EPA is evaluating PFOA as a drinking water contaminant in accordance with the process that was established by the 1996 amendments to the Safe Drinking Water Act.
The Agency included PFOA on the third "Contaminant Candidate List" (CCL) published by the EPA in 2009 and the fourth draft CCL published in 2015.
The CCL is a list of contaminants that are known or anticipated to occur in drinking water that may require regulation. The agency uses the CCL to identify priority contaminants for regulatory decision-making and information collection.
The agency also included PFOA among the contaminants water systems are required to monitor for in accordance with the third Unregulated Contaminant Monitoring Rule (UCMR) published on May 2, 2012.
Following the 2012 rule, the EPA tested 10 municipal water supplies around Vermont, and all of those tests came back negative for PFOA.
The water systems tested following the 2012 rule include Bennington, Barre City, Brattleboro, Burlington, Jay Peak Basin Complex, Lyndonville, Rutland City, Shaftsbury, South Burlington and Winhall Stratton Fire District 1.
EPA spokesman Dave Deegan says the agency could go further than issuing a health advisory.
He says the EPA will consider the occurrence data from UCMR 3, along with the peer reviewed health effects assessment supporting the PFOA Health Advisory, to make a regulatory determination on whether to initiate the process to develop a national primary drinking water regulation.

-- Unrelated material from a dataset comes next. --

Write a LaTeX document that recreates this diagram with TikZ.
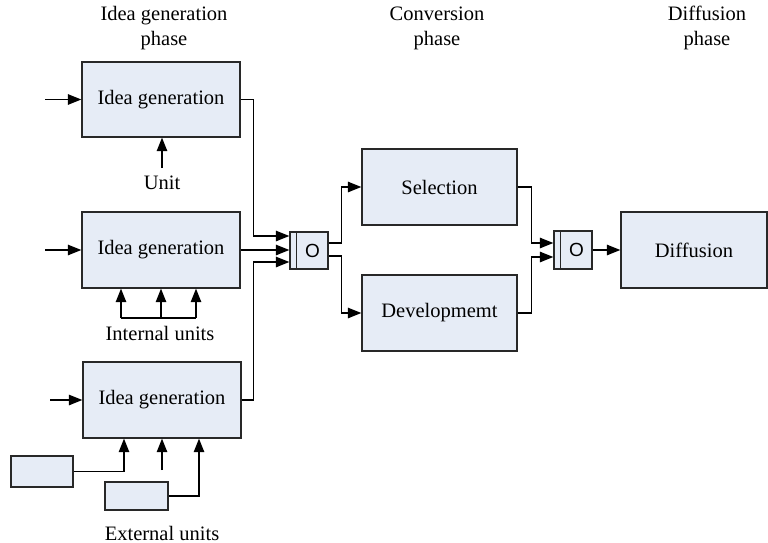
\documentclass[tikz,border=0pt]{standalone}
\usepackage{fontspec}
\setmainfont{Liberation Serif}
\newfontfamily\serifT{Liberation Serif}
\newfontfamily\sansO{Liberation Sans}
\usetikzlibrary{arrows.meta}
\definecolor{boxfill}{RGB}{230,236,246}
\definecolor{edgec}{RGB}{40,40,40}
\begin{document}
\begin{tikzpicture}[x=1pt,y=-1pt,
  box/.style={draw=edgec, fill=boxfill, line width=1.3pt, inner sep=0pt, font=\serifT\fontsize{20.5}{25}\selectfont},
  conn/.style={line width=1.2pt, draw=black},
  arr/.style={conn, -{Triangle[length=13.5pt,width=10.5pt]}},
  lbl/.style={font=\serifT\fontsize{20.5}{25}\selectfont, align=center, inner sep=0pt},
  obox/.style={box, minimum width=38pt, minimum height=37pt},
  otext/.style={font=\sansO\fontsize{19}{19}\selectfont, inner sep=0pt}
]
\useasboundingbox (0,0) rectangle (768,543);

% headers
\node[lbl] (h1) at (164,28) {Idea generation\\phase};
\node[lbl] (h2) at (437,28) {Conversion\\phase};
\node[lbl] (h3) at (707,28) {Diffusion\\phase};

% idea generation boxes
\node[box, minimum width=158pt, minimum height=75pt] (ig1) at (161,99.5) {Idea generation};
\node[box, minimum width=158pt, minimum height=76pt] (ig2) at (161,250) {Idea generation};
\node[box, minimum width=158pt, minimum height=76pt] (ig3) at (162,400) {Idea generation};

% external unit boxes
\node[box, minimum width=62pt, minimum height=31pt] (ext1) at (42,471.5) {};
\node[box, minimum width=63pt, minimum height=28pt] (ext2) at (136.5,496) {};

% O connectors
\node[obox] (o1) at (309,250.5) {};
\node[obox, minimum height=38pt] (o2) at (573,250) {};
\draw[draw=edgec, line width=1.3pt] ([xshift=7pt]o1.north west) -- ([xshift=7pt]o1.south west);
\draw[draw=edgec, line width=1.3pt] ([xshift=7pt]o2.north west) -- ([xshift=7pt]o2.south west);
\node[otext] (o1t) at ([xshift=3.5pt]o1.center) {O};
\node[otext] (o2t) at ([xshift=3.5pt]o2.center) {O};

% conversion and diffusion boxes
\node[box, minimum width=155pt, minimum height=76pt] (sel) at (439.5,187) {Selection};
\node[box, minimum width=155pt, minimum height=76pt] (dev) at (439.5,313) {Developmemt};
\node[box, minimum width=146pt, minimum height=76pt] (diff) at (694,250) {Diffusion};

% labels
\node[lbl] (unit) at (162,183) {Unit};
\node[lbl] (intu) at (160,333) {Internal units};
\node[lbl] (extu) at (162,533) {External units};

% inputs
\coordinate (in1) at (45,99.5);
\coordinate (in2) at (45,250);
\coordinate (in3) at (50,400);
\draw[arr] (in1) -- (ig1.west);
\draw[arr] (in2) -- (ig2.west);
\draw[arr] (in3) -- (ig3.west);

% unit arrow
\coordinate (u1) at (162,168);
\draw[arr] (u1) -- (u1 |- ig1.south);

% internal units
\coordinate (ia) at (121,318);
\coordinate (ib) at (161,318);
\coordinate (ic) at (196,318);
\draw[conn] (ia) -- (ic);
\draw[arr] (ia) -- (ia |- ig2.south);
\draw[arr] (ib) -- (ib |- ig2.south);
\draw[arr] (ic) -- (ic |- ig2.south);

% external units
\coordinate (em) at (162,470);
\draw[arr] (ext1.east) -| ([xshift=-38pt]ig3.south);
\draw[arr] (em) -- (ig3.south);
\draw[arr] (ext2.east) -| ([xshift=37pt]ig3.south);

% into O1
\draw[arr] (ig1.east) -- ++(13,0) |- ([yshift=14.5pt]o1.west);
\draw[arr] (ig2.east) -- (ig2.east -| o1.west);
\draw[arr] (ig3.east) -- ++(12,0) |- ([yshift=-11.5pt]o1.west);

% out of O1
\draw[arr] ([yshift=7.5pt]o1.east) -- ++(13,0) |- (sel.west);
\draw[arr] ([yshift=-5.5pt]o1.east) -- ++(13,0) |- (dev.west);

% into O2
\draw[arr] (sel.east) -- ++(14,0) |- ([yshift=7pt]o2.west);
\draw[arr] (dev.east) -- ++(14,0) |- ([yshift=-7pt]o2.west);

% out of O2
\draw[arr] (o2.east) -- (diff.west);
\end{tikzpicture}
\end{document}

"EPA is using the best science to develop a lifetime health advisory level for PFOA, which the agency expects to release in spring 2016," Deegan says. "When issued, the lifetime health advisory for PFOA will supersede the provisional health advisory of 400 parts per trillion for PFOA issued in 2009."
The EPA has been working closely with the Vermont Department of Environmental Conservation on the latest round of water tests in Pownal and Bennington.